University’s fundraising trek unites individuals in support of Indigenous communities

University’s fundraising trek unites individuals in support of Indigenous communities

Trekking one hundred kilometres across the arid Australian outback in five days is a challenge, but one that twenty-five brave individuals eagerly tackled in the name of Indigenous education and health research.

The University of Newcastle’s Ikara-Flinders Ranges Challenge, which started on 9 September and finished on 14 September, saw staff members – including Vice-Chancellor, Professor Alex Zelinsky AO – alumni and community members walk the remote Heysen Trail of the Ikara-Flinders Ranges in South Australia.

While donations will be accepted up until 31 October 2019, so far, the $154,391 raised will enable at least eighteen Indigenous students to be supported through scholarships at university, as well as support two health research projects to positively impact Indigenous communities.

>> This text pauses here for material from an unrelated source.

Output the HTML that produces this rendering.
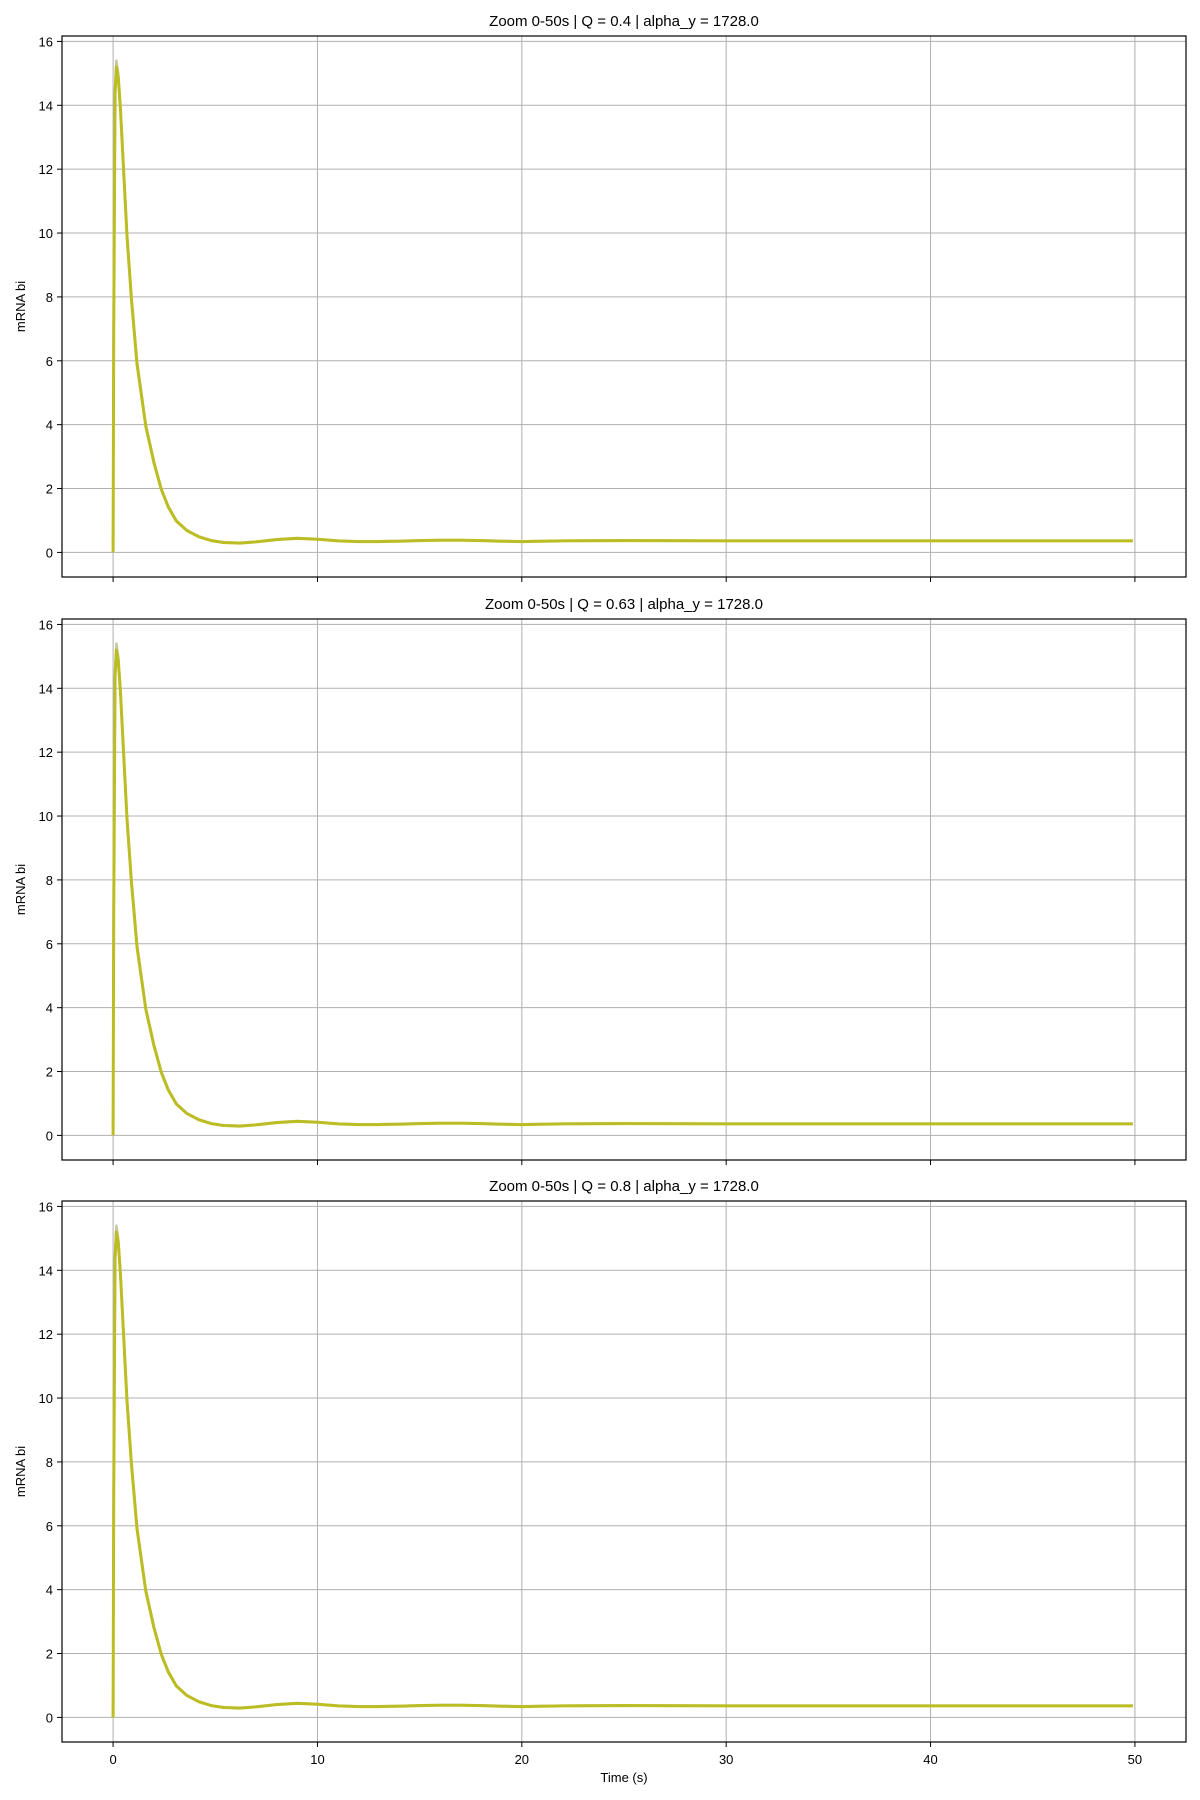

According to the Australian Institute of Health and Welfare, Indigenous Australians are nearly three times more likely than non-Indigenous Australians to experience high levels of psychological distress, have hearing problems as children and bilateral vision loss.

Indigenous Australians are also twice as likely to die before their fifth birthday or have a disability or a long-term health condition.

The Ikara-Flinders Ranges Challenge is the second trek of its kind the University has organised to raise awareness and funds to help tackle these challenges.

In 2017, the sixty-five-kilometre Larapinta Trail Challenge raised $152,432 through the support of 950 donors.

Passionate about Indigenous equity, it wasn’t hard to convince Wallsend eye surgeon Jeff Dobinson to sign up. His brother-in-law, Richard Anicich, participated in the 2017 challenge.

This year the pair tackled the Ikara-Flinders challenge together.

Jeff said he and Richard are no strangers to hiking. Together they climbed to the top of Tanzania’s Mount Kilimanjaro in 2011.

“Richard came back speaking very highly of the last [Larapinta] trek – that it was such good exposure for a great cause,” Jeff said.

“I’m also a keen walker and I’m looking forward to seeing that part of the world,” he said before setting off on the trek.

Among the list of people who embarked on the Ikara-Flinders Ranges trek was University of Newcastle alumnus, Bean Counters Ball board member and BeLLCORP Profit for Purpose Manager, Bernadette Smyth.

Bernadette remarked the whole experience was very rewarding and a great opportunity to support a worthy cause.

“The Ikara Flinders Ranges Challenge was an incredible opportunity to connect with others and take in the beauty of outback SA, whilst raising money for a very worthy cause,” she said.

“I’ve made new friends and connections and discovered strengths I didn’t know I had. It is an honour to be an alumnus of a University that is passionate about supporting the local community.”

The University of Newcastle is a leader in social justice and Indigenous education, with more than 1,000 Indigenous enrolments and the third largest number of Indigenous staff of any Australian university.

This year, it surpassed the milestone of graduating 100 Indigenous doctors.

The University’s 2017 challenge helped support fifteen Indigenous undergraduate scholarships, three PhD top-up scholarships for emerging Indigenous leaders and two research programs aimed at tackling Indigenous community health issues.

The research funding contributed towards a health App to support Indigenous mothers called MAMAS, and an outreach program delivering podiatry and foot care education to Central Coast Aboriginal and Torres Strait Islander communities, helping tackle the disproportionately high rates of diabetes-related foot complications.